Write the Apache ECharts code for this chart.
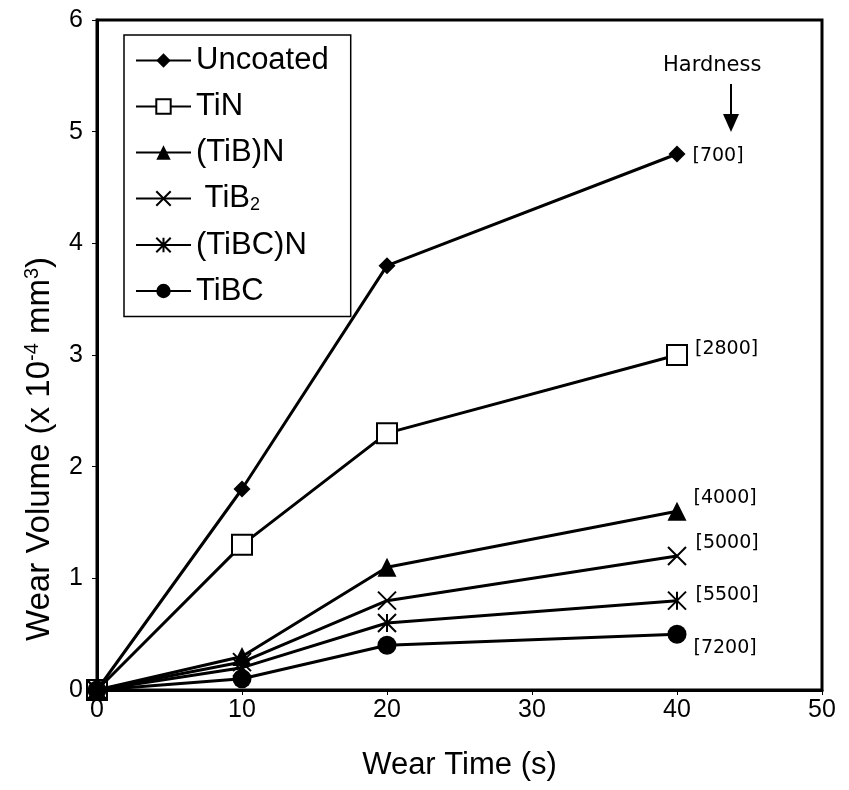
<!DOCTYPE html>
<html>
<head>
<meta charset="utf-8">
<script src="https://cdn.jsdelivr.net/npm/echarts@6/dist/echarts.min.js"></script>
<style>
  html, body { margin: 0; padding: 0; background: #fff; }
  #chart { width: 849px; height: 790px; }
</style>
</head>
<body>
<div id="chart"></div>
<script>
const wearTime = [0, 10, 20, 40];
const uncoated = [0, 1.8, 3.8, 4.8];
const tin = [0, 1.3, 2.3, 3.0];
const tibN = [0, 0.3, 1.1, 1.6];
const tib2 = [0, 0.25, 0.8, 1.2];
const tibcN = [0, 0.2, 0.6, 0.8];
const tibc = [0, 0.1, 0.4, 0.5];
const seriesNames = ["Uncoated", "TiN", "(TiB)N", "TiB2", "(TiBC)N", "TiBC"];
const hardness = ["[700]", "[2800]", "[4000]", "[5000]", "[5500]", "[7200]"];

const font = "Liberation Sans, Arial, sans-serif";
const tagFont = "DejaVu Sans, Verdana, sans-serif";
const crossPath = "path://M0,0L10,10M10,0L0,10";
const starPath = "path://M0,0L10,10M10,0L0,10M5,0L5,10";

// symbol, size, fill, label offset for hardness tag
const styles = [
  { symbol: "diamond", size: 17, fill: "#000", off: [2, 2], z: 9 },
  { symbol: "rect", size: 20, fill: "#fff", off: [2, -6], z: 3 },
  { symbol: "triangle", size: 19, fill: "#000", off: [2, -13], z: 8 },
  { symbol: crossPath, size: 18, fill: "none", off: [2, -13], z: 6 },
  { symbol: starPath, size: 18, fill: "none", off: [2, -6], z: 5 },
  { symbol: "circle", size: 19, fill: "#000", off: [2, 14], z: 7 },
];

const values = [uncoated, tin, tibN, tib2, tibcN, tibc];

const series = values.map((vals, i) => {
  const st = styles[i];
  const data = vals.map((v, j) => {
    const item = { value: [wearTime[j], v] };
    if (j === vals.length - 1) {
      item.label = {
        show: true,
        position: "right",
        offset: st.off,
        formatter: hardness[i],
        color: "#000",
        fontSize: 19,
        fontFamily: tagFont,
      };
    }
    return item;
  });
  return {
    name: seriesNames[i],
    type: "line",
    data: data,
    symbol: st.symbol,
    symbolSize: st.size,
    z: st.z,
    lineStyle: { color: "#000", width: 3 },
    itemStyle: { color: st.fill, borderColor: "#000", borderWidth: i === 0 || i === 2 || i === 5 ? 0 : 2 },
    label: { show: false },
  };
});

const chart = echarts.init(document.getElementById("chart"));
chart.setOption({
  animation: false,
  backgroundColor: "#fff",
  textStyle: { fontFamily: font },
  grid: {
    left: 97, right: 27, top: 20, bottom: 100,
    show: true, borderColor: "#000", borderWidth: 3,
  },
  legend: {
    left: 124, top: 35,
    orient: "vertical",
    data: seriesNames,
    itemWidth: 55, itemHeight: 18, itemGap: 15,
    padding: [10, 22, 10, 11],
    borderColor: "#000", borderWidth: 1.5,
    backgroundColor: "#fff",
    textStyle: {
      color: "#000", fontSize: 31, fontFamily: font,
      rich: { sub: { fontSize: 18, verticalAlign: "bottom", padding: [14, 0, 0, 0], color: "#000" } },
    },
    formatter: (n) => (n === "TiB2" ? " TiB{sub|2}" : n),
  },
  xAxis: {
    type: "value",
    min: 0, max: 50, interval: 10,
    name: "Wear Time (s)",
    nameLocation: "middle",
    nameGap: 60,
    nameTextStyle: { color: "#000", fontSize: 31, fontFamily: font },
    axisLine: { lineStyle: { color: "#000", width: 3 } },
    axisTick: { show: true, length: 5, lineStyle: { color: "#000", width: 1 } },
    axisLabel: { color: "#000", fontSize: 25, margin: 8, fontFamily: font },
    splitLine: { show: false },
  },
  yAxis: {
    type: "value",
    min: 0, max: 6, interval: 1,
    name: "Wear Volume (x 10{sup|-4} mm{sup|3})",
    nameLocation: "middle",
    nameGap: 40,
    nameRotate: 90,
    nameTextStyle: {
      color: "#000", fontSize: 33, fontFamily: font,
      padding: [0, 188, 0, 0],
      rich: { sup: { fontSize: 20, verticalAlign: "top", padding: [0, 0, 15, 0], color: "#000" } },
    },
    axisLine: { lineStyle: { color: "#000", width: 3 } },
    axisTick: { show: true, length: 5, lineStyle: { color: "#000", width: 1 } },
    axisLabel: { color: "#000", fontSize: 25, margin: 14, fontFamily: font },
    splitLine: { show: false },
  },
  graphic: [
    {
      type: "text", left: 663, top: 55,
      style: { text: "Hardness", fill: "#000", fontSize: 21, fontFamily: tagFont },
    },
    {
      type: "line", shape: { x1: 731, y1: 84, x2: 731, y2: 116 },
      style: { stroke: "#000", lineWidth: 2 },
    },
    {
      type: "polygon", shape: { points: [[723, 114], [739, 114], [731, 132]] },
      style: { fill: "#000" },
    },
  ],
  series: series,
});
</script>
</body>
</html>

# # # #

§ Set problem: Leave the images out, please, and restate each line word for word.

§ The response:
Write the Apache ECharts code for this chart.
<!DOCTYPE html>
<html>
<head>
<meta charset="utf-8">
<script src="https://cdn.jsdelivr.net/npm/echarts@6/dist/echarts.min.js"></script>
<style>
  html, body { margin: 0; padding: 0; background: #fff; }
  #chart { width: 849px; height: 790px; }
</style>
</head>
<body>
<div id="chart"></div>
<script>
const wearTime = [0, 10, 20, 40];
const uncoated = [0, 1.8, 3.8, 4.8];
const tin = [0, 1.3, 2.3, 3.0];
const tibN = [0, 0.3, 1.1, 1.6];
const tib2 = [0, 0.25, 0.8, 1.2];
const tibcN = [0, 0.2, 0.6, 0.8];
const tibc = [0, 0.1, 0.4, 0.5];
const seriesNames = ["Uncoated", "TiN", "(TiB)N", "TiB2", "(TiBC)N", "TiBC"];
const hardness = ["[700]", "[2800]", "[4000]", "[5000]", "[5500]", "[7200]"];

const font = "Liberation Sans, Arial, sans-serif";
const tagFont = "DejaVu Sans, Verdana, sans-serif";
const crossPath = "path://M0,0L10,10M10,0L0,10";
const starPath = "path://M0,0L10,10M10,0L0,10M5,0L5,10";

// symbol, size, fill, label offset for hardness tag
const styles = [
  { symbol: "diamond", size: 17, fill: "#000", off: [2, 2], z: 9 },
  { symbol: "rect", size: 20, fill: "#fff", off: [2, -6], z: 3 },
  { symbol: "triangle", size: 19, fill: "#000", off: [2, -13], z: 8 },
  { symbol: crossPath, size: 18, fill: "none", off: [2, -13], z: 6 },
  { symbol: starPath, size: 18, fill: "none", off: [2, -6], z: 5 },
  { symbol: "circle", size: 19, fill: "#000", off: [2, 14], z: 7 },
];

const values = [uncoated, tin, tibN, tib2, tibcN, tibc];

const series = values.map((vals, i) => {
  const st = styles[i];
  const data = vals.map((v, j) => {
    const item = { value: [wearTime[j], v] };
    if (j === vals.length - 1) {
      item.label = {
        show: true,
        position: "right",
        offset: st.off,
        formatter: hardness[i],
        color: "#000",
        fontSize: 19,
        fontFamily: tagFont,
      };
    }
    return item;
  });
  return {
    name: seriesNames[i],
    type: "line",
    data: data,
    symbol: st.symbol,
    symbolSize: st.size,
    z: st.z,
    lineStyle: { color: "#000", width: 3 },
    itemStyle: { color: st.fill, borderColor: "#000", borderWidth: i === 0 || i === 2 || i === 5 ? 0 : 2 },
    label: { show: false },
  };
});

const chart = echarts.init(document.getElementById("chart"));
chart.setOption({
  animation: false,
  backgroundColor: "#fff",
  textStyle: { fontFamily: font },
  grid: {
    left: 97, right: 27, top: 20, bottom: 100,
    show: true, borderColor: "#000", borderWidth: 3,
  },
  legend: {
    left: 124, top: 35,
    orient: "vertical",
    data: seriesNames,
    itemWidth: 55, itemHeight: 18, itemGap: 15,
    padding: [10, 22, 10, 11],
    borderColor: "#000", borderWidth: 1.5,
    backgroundColor: "#fff",
    textStyle: {
      color: "#000", fontSize: 31, fontFamily: font,
      rich: { sub: { fontSize: 18, verticalAlign: "bottom", padding: [14, 0, 0, 0], color: "#000" } },
    },
    formatter: (n) => (n === "TiB2" ? " TiB{sub|2}" : n),
  },
  xAxis: {
    type: "value",
    min: 0, max: 50, interval: 10,
    name: "Wear Time (s)",
    nameLocation: "middle",
    nameGap: 60,
    nameTextStyle: { color: "#000", fontSize: 31, fontFamily: font },
    axisLine: { lineStyle: { color: "#000", width: 3 } },
    axisTick: { show: true, length: 5, lineStyle: { color: "#000", width: 1 } },
    axisLabel: { color: "#000", fontSize: 25, margin: 8, fontFamily: font },
    splitLine: { show: false },
  },
  yAxis: {
    type: "value",
    min: 0, max: 6, interval: 1,
    name: "Wear Volume (x 10{sup|-4} mm{sup|3})",
    nameLocation: "middle",
    nameGap: 40,
    nameRotate: 90,
    nameTextStyle: {
      color: "#000", fontSize: 33, fontFamily: font,
      padding: [0, 188, 0, 0],
      rich: { sup: { fontSize: 20, verticalAlign: "top", padding: [0, 0, 15, 0], color: "#000" } },
    },
    axisLine: { lineStyle: { color: "#000", width: 3 } },
    axisTick: { show: true, length: 5, lineStyle: { color: "#000", width: 1 } },
    axisLabel: { color: "#000", fontSize: 25, margin: 14, fontFamily: font },
    splitLine: { show: false },
  },
  graphic: [
    {
      type: "text", left: 663, top: 55,
      style: { text: "Hardness", fill: "#000", fontSize: 21, fontFamily: tagFont },
    },
    {
      type: "line", shape: { x1: 731, y1: 84, x2: 731, y2: 116 },
      style: { stroke: "#000", lineWidth: 2 },
    },
    {
      type: "polygon", shape: { points: [[723, 114], [739, 114], [731, 132]] },
      style: { fill: "#000" },
    },
  ],
  series: series,
});
</script>
</body>
</html>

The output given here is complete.